This repository contains the Explainability Tool developed by Pluribus One in the context of the AssureMOSS project.
Our tool perform the detection of security-relevant GitHub commits (on JAVA code only), e.g., code changes that are related to a vulnerability fixing, and shows how individual source code tokens have influenced the decision. A video demonstration of the tool can be found here.
We base our tool on JavaBERT-uncased (link to the related publication on arxiv) model, that we fine-tuned on the commit classification task. Explanations are obtained by applying the Layer Integrated Gradients method.
The Explainability Tool app is implemented with FastAPI and can be launched in several ways. For instance, you can use uvicorn:
uvicorn main:app --host 0.0.0.0 --port 8000
Before launching the tool, you can choose whether running the model on CPU or GPU
by changing the DEVICE
parameter from main.py
.
The first launch might be slower because the model will be downloaded.
To analyze a commit you must paste a commit url from GitHub. If the commit belong to a large repository, you might experiment a slight delay on the first analysis from it, as the entire repository need to be downloaded.

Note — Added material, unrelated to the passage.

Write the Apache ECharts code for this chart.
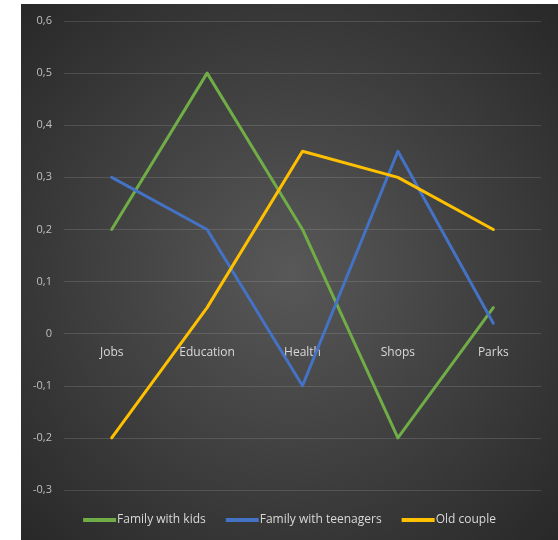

In the visualizations, a commit diff is shown as follows:
changed lines start either with a +
or a −
symbol, depending on if they belong
to the new version of the modified methods or the previous one.
If a line is present in both versions, an additional line starting with ?
helps to identify added or removed characters (again, with +
or −
symbols,
respectively).
On each diff line, tokens that influence the classifier’s decision towards the positive
class (i.e., security-relevant) are highlighted in green, whereas tokens that push toward the other class
are highlighted in red.
Neutral tokens are not highlighted.
The colour intensity is related to the weight that each token assumes in the decision.